=== Data provided ===

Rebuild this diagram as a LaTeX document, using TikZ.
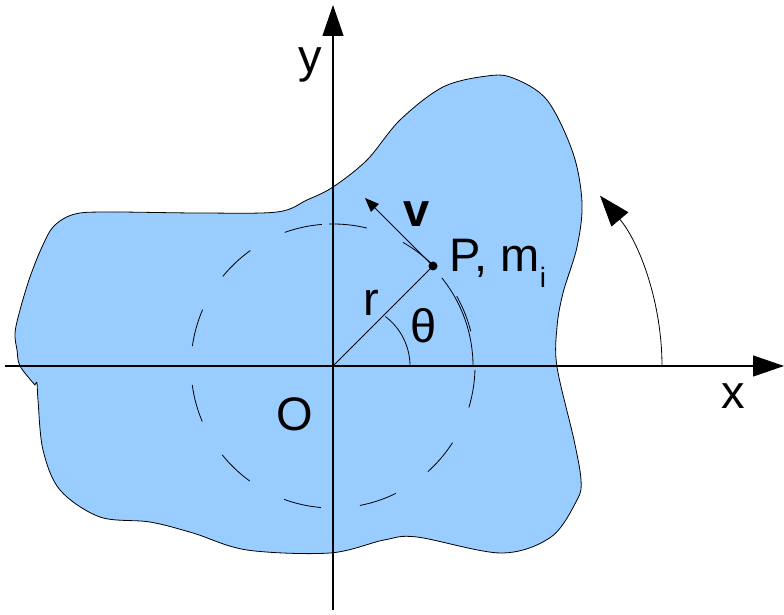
\documentclass[tikz,border=0pt]{standalone}
\usepackage{fontspec}
\setmainfont{Liberation Sans}
\usetikzlibrary{arrows.meta}
\definecolor{bodyblue}{RGB}{153,204,255}
\begin{document}
\begin{tikzpicture}[x=1pt,y=1pt,
  lbl/.style={inner sep=0pt, anchor=base, font=\fontsize{47}{56}\selectfont},
  thin line/.style={line width=0.8pt},
  axis/.style={line width=1.2pt, -{Triangle[length=31pt,width=21pt]}}]
\useasboundingbox (0,0) rectangle (784,614);
% body
\filldraw[fill=bodyblue, draw=black, thin line] plot[smooth, tension=0.55] coordinates {(35,229) (37,231) (38,214) (43,164) (60,124) (100,97) (150,92) (193,81) (247,64) (330,61) (384,74) (417,77) (501,61) (551,77) (577,114) (581,134) (574,174) (557,247) (557,287) (563,321) (577,367) (582,411) (573,461) (547,514) (513,536) (487,538) (443,527) (400,494) (367,454) (333,427) (307,414) (277,402) (200,401) (110,402) (75,400) (54,388) (42,367) (30,337) (20,304) (15,281) (17,264) (20,248) (35,229)} -- cycle;
% coordinates
\coordinate (O) at (333,248);
\coordinate (ybot) at (333,4);
\coordinate (ytop) at (333,609);
\coordinate (xl) at (5,248);
\coordinate (xr) at (784,248);
\coordinate (thc) at (348,248);
\coordinate (rc) at (397,248);
\coordinate (vtip) at (365,416);
% axes
\draw[axis] (ybot) -- (ytop);
\draw[axis] (xl) -- (xr);
% dashed circle
\draw[thin line, dash pattern=on 38pt off 39pt] ([shift={(94.5:142)}]O) arc[start angle=94.5, end angle=454.5, radius=142];
\draw[thin line] ([shift={(0:140)}]O) arc[start angle=0, end angle=39, radius=140];
% point P
\node[circle, fill=black, inner sep=0pt, minimum size=9pt] (P) at (433,348) {};
\draw[thin line] (O) -- (P.center);
\draw[thin line, -{Triangle[length=14pt,width=11pt]}] (P.center) -- (vtip);
% theta arc
\draw[thin line] ([shift={(0:62)}]thc) arc[start angle=0, end angle=53, radius=62];
% rotation arrow
\draw[thin line, -{Triangle[length=31pt,width=22pt]}] ([shift={(0:265)}]rc) arc[start angle=0, end angle=40, radius=265];
% labels
\node[lbl] (ylab) at (310,541) {y};
\node[lbl] (xlab) at (733,206) {x};
\node[lbl] (Olab) at (294.5,184) {O};
\node[lbl] (rlab) at (371,299) {r};
\node[lbl] (thlab) at (424,272) {θ};
\node[lbl, font=\fontsize{47}{56}\selectfont\bfseries] (vlab) at (417,387) {v};
\node[lbl, anchor=base west] (Plab) at (449,342) {P, m\raisebox{-16pt}{\fontsize{28}{30}\selectfont i}};
\end{tikzpicture}
\end{document}
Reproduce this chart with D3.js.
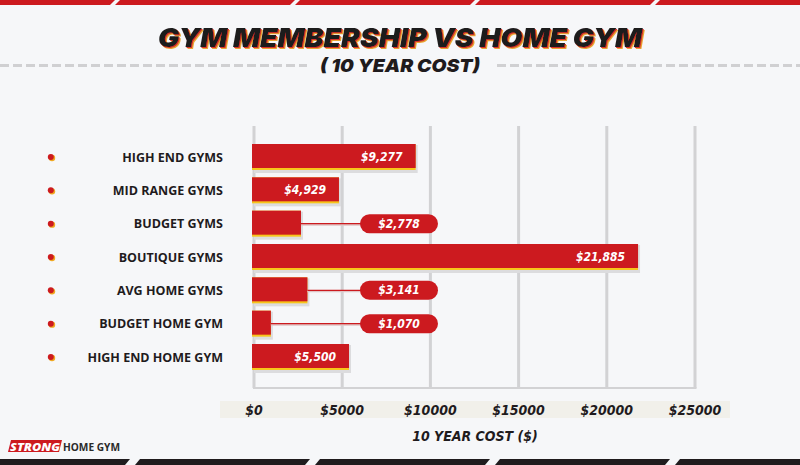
<!DOCTYPE html>
<html><head><meta charset="utf-8">
<script src="https://cdn.jsdelivr.net/npm/d3@7"></script>
<style>html,body{margin:0;padding:0;background:#f6f7f9;}svg{display:block;}</style>
</head><body>
<svg id="c" width="800" height="465"></svg>
<script>
const categories = ["HIGH END GYMS","MID RANGE GYMS","BUDGET GYMS","BOUTIQUE GYMS","AVG HOME GYMS","BUDGET HOME GYM","HIGH END HOME GYM"];
const values = [9277, 4929, 2778, 21885, 3141, 1070, 5500];
const valueLabels = ["$9,277","$4,929","$2,778","$21,885","$3,141","$1,070","$5,500"];
const tickValues = [0, 5000, 10000, 15000, 20000, 25000];
const tickLabels = ["$0","$5000","$10000","$15000","$20000","$25000"];
const title = "GYM MEMBERSHIP VS HOME GYM";
const subtitle = "( 10 YEAR COST)";
const axisTitle = "10 YEAR COST ($)";

const RED = "#cc1a1f", YELLOW = "#f7c51b", DARK = "#1f1b1d", GRID = "#d2d2d4";
const blocky = "'DejaVu Sans Condensed','Liberation Sans Narrow','DejaVu Sans',sans-serif";
const svg = d3.select("#c");
svg.append("rect").attr("width",800).attr("height",465).attr("fill","#f6f7f9");

// title shadow filter
const defs = svg.append("defs");
const f = defs.append("filter").attr("id","ts").attr("x","-5%").attr("y","-20%").attr("width","110%").attr("height","150%");
f.append("feOffset").attr("in","SourceAlpha").attr("dx",1.8).attr("dy",1.8).attr("result","o1");
f.append("feFlood").attr("flood-color","#e9a531").attr("result","c1");
f.append("feComposite").attr("in","c1").attr("in2","o1").attr("operator","in").attr("result","s1");
f.append("feOffset").attr("in","SourceAlpha").attr("dx",0.9).attr("dy",0.9).attr("result","o2");
f.append("feFlood").attr("flood-color","#d8302a").attr("result","c2");
f.append("feComposite").attr("in","c2").attr("in2","o2").attr("operator","in").attr("result","s2");
const m = f.append("feMerge");
m.append("feMergeNode").attr("in","s1");
m.append("feMergeNode").attr("in","s2");
m.append("feMergeNode").attr("in","SourceGraphic");

// top red stripes & bottom dark stripes
const stripeStarts = [-60, 120, 300, 480, 660];
svg.selectAll(".ts").data(stripeStarts).join("path")
  .attr("d", s => `M${s},0 L${s+175},0 L${s+170},5 L${s-5},5 Z`).attr("fill", RED);
const botStarts = [-45, 135, 315, 495, 675];
svg.selectAll(".bs").data(botStarts).join("path")
  .attr("d", s => `M${s+5},459 L${s+175},459 L${s+170},465 L${s},465 Z`).attr("fill", DARK);

// title
svg.append("text").attr("x",400).attr("y",46.5).attr("text-anchor","middle")
  .attr("font-family","Inter,'DejaVu Sans',sans-serif").attr("font-weight",900)
  .attr("font-style","italic").attr("font-size",26).attr("fill",DARK)
  .attr("textLength",484).attr("lengthAdjust","spacingAndGlyphs")
  .attr("filter","url(#ts)").text(title);
// dashed line beside subtitle
svg.append("line").attr("x1",0).attr("x2",307).attr("y1",65.5).attr("y2",65.5)
  .attr("stroke","#d0d0d2").attr("stroke-width",3).attr("stroke-dasharray","9,4");
svg.append("line").attr("x1",497).attr("x2",800).attr("y1",65.5).attr("y2",65.5)
  .attr("stroke","#d0d0d2").attr("stroke-width",3).attr("stroke-dasharray","9,4");
svg.append("text").attr("x",400).attr("y",72).attr("text-anchor","middle")
  .attr("font-family","Inter,'DejaVu Sans',sans-serif").attr("font-weight",900).attr("font-style","italic")
  .attr("font-size",18).attr("fill",DARK).attr("textLength",160).attr("lengthAdjust","spacingAndGlyphs").text(subtitle);

// scales
const x = d3.scaleLinear().domain([0,25000]).range([252,693]);
const y = d3.scalePoint().domain(categories).range([157,357]);

// grid
svg.selectAll(".grid").data(tickValues).join("line")
  .attr("x1",d=>x(d)+2).attr("x2",d=>x(d)+2).attr("y1",126).attr("y2",388)
  .attr("stroke",GRID).attr("stroke-width",3);
svg.append("line").attr("x1",x(0)+1).attr("x2",x(25000)+3.5).attr("y1",388).attr("y2",388)
  .attr("stroke",GRID).attr("stroke-width",2);

// tick band
svg.append("rect").attr("x",220).attr("y",401).attr("width",510).attr("height",17).attr("fill","#f1f0ea");
svg.selectAll(".tick").data(tickValues).join("text")
  .attr("x",d=>x(d)+2).attr("y",414.5).attr("text-anchor","middle")
  .attr("font-family",blocky).attr("font-weight",700).attr("font-style","italic")
  .attr("font-size",14).attr("fill",DARK).text((d,i)=>tickLabels[i]);
svg.append("text").attr("x",475).attr("y",441).attr("text-anchor","middle")
  .attr("font-family",blocky).attr("font-weight",700).attr("font-style","italic")
  .attr("font-size",14).attr("fill",DARK).text(axisTitle);

// category labels & bullets
const rows = svg.selectAll(".row").data(categories).join("g").attr("transform",d=>`translate(0,${y(d)})`);
rows.append("circle").attr("cx",52).attr("cy",1).attr("r",3.2).attr("fill","#f0a81f");
rows.append("circle").attr("cx",50.8).attr("cy",0).attr("r",3).attr("fill",RED);
rows.append("text").attr("x",223).attr("y",4.5).attr("text-anchor","end")
  .attr("font-family","'Open Sans',sans-serif").attr("font-weight",700).attr("font-size",12.5)
  .attr("fill",DARK).text(d=>d);

// bars
const bars = svg.selectAll(".bar").data(categories.map((c,i)=>({c,v:values[i],l:valueLabels[i]}))).join("g")
  .attr("transform",d=>`translate(0,${y(d.c)})`);
bars.append("rect").attr("x",x(0)+2).attr("y",-12).attr("width",d=>x(d.v)-x(0)).attr("height",28).attr("fill","#dcdcde");
bars.append("rect").attr("x",x(0)).attr("y",-13).attr("width",d=>x(d.v)-x(0)).attr("height",26).attr("fill",YELLOW);
bars.append("rect").attr("x",x(0)).attr("y",-13).attr("width",d=>x(d.v)-x(0)).attr("height",24).attr("fill",RED);

const inside = bars.filter(d=>d.v>=4000);
inside.append("text").attr("x",d=>x(d.v)-13).attr("y",4).attr("text-anchor","end")
  .attr("font-family",blocky).attr("font-weight",700).attr("font-style","italic")
  .attr("font-size",12).attr("fill","#fff").text(d=>d.l);

const outside = bars.filter(d=>d.v<4000);
outside.append("line").attr("x1",d=>x(d.v)).attr("x2",362).attr("y1",1).attr("y2",1)
  .attr("stroke","#e0c4c5").attr("stroke-width",2);
outside.append("line").attr("x1",d=>x(d.v)).attr("x2",362).attr("y1",0).attr("y2",0)
  .attr("stroke",RED).attr("stroke-width",1.3);
outside.append("rect").attr("x",360).attr("y",-9.5).attr("width",78).attr("height",19).attr("rx",9.5).attr("fill",RED);
outside.append("text").attr("x",399).attr("y",4).attr("text-anchor","middle")
  .attr("font-family",blocky).attr("font-weight",700).attr("font-style","italic")
  .attr("font-size",12).attr("fill","#fff").text(d=>d.l);

// logo
svg.append("path").attr("d","M11,440 L62,440 L59,452 L8,452 Z").attr("fill",RED);
svg.append("text").attr("x",35).attr("y",450.5).attr("text-anchor","middle")
  .attr("font-family","'Open Sans',sans-serif").attr("font-weight",800).attr("font-style","italic")
  .attr("font-size",11).attr("fill","#fff").attr("textLength",50).attr("lengthAdjust","spacingAndGlyphs").text("STRONG");
svg.append("text").attr("x",63).attr("y",450.5)
  .attr("font-family","'Open Sans',sans-serif").attr("font-weight",700)
  .attr("font-size",11).attr("fill","#2a2a2a").attr("textLength",57).attr("lengthAdjust","spacingAndGlyphs").text("HOME GYM");
</script>
</body></html>
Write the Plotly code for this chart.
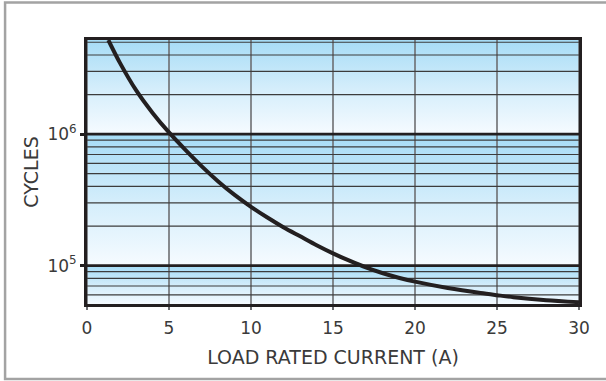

===

■ Given exercise ■
Look through the data above. Copy every line with the string "chart" in it.

■ Answer to the problem ■
Reproduce this chart with D3.js.
Write the Plotly code for this chart.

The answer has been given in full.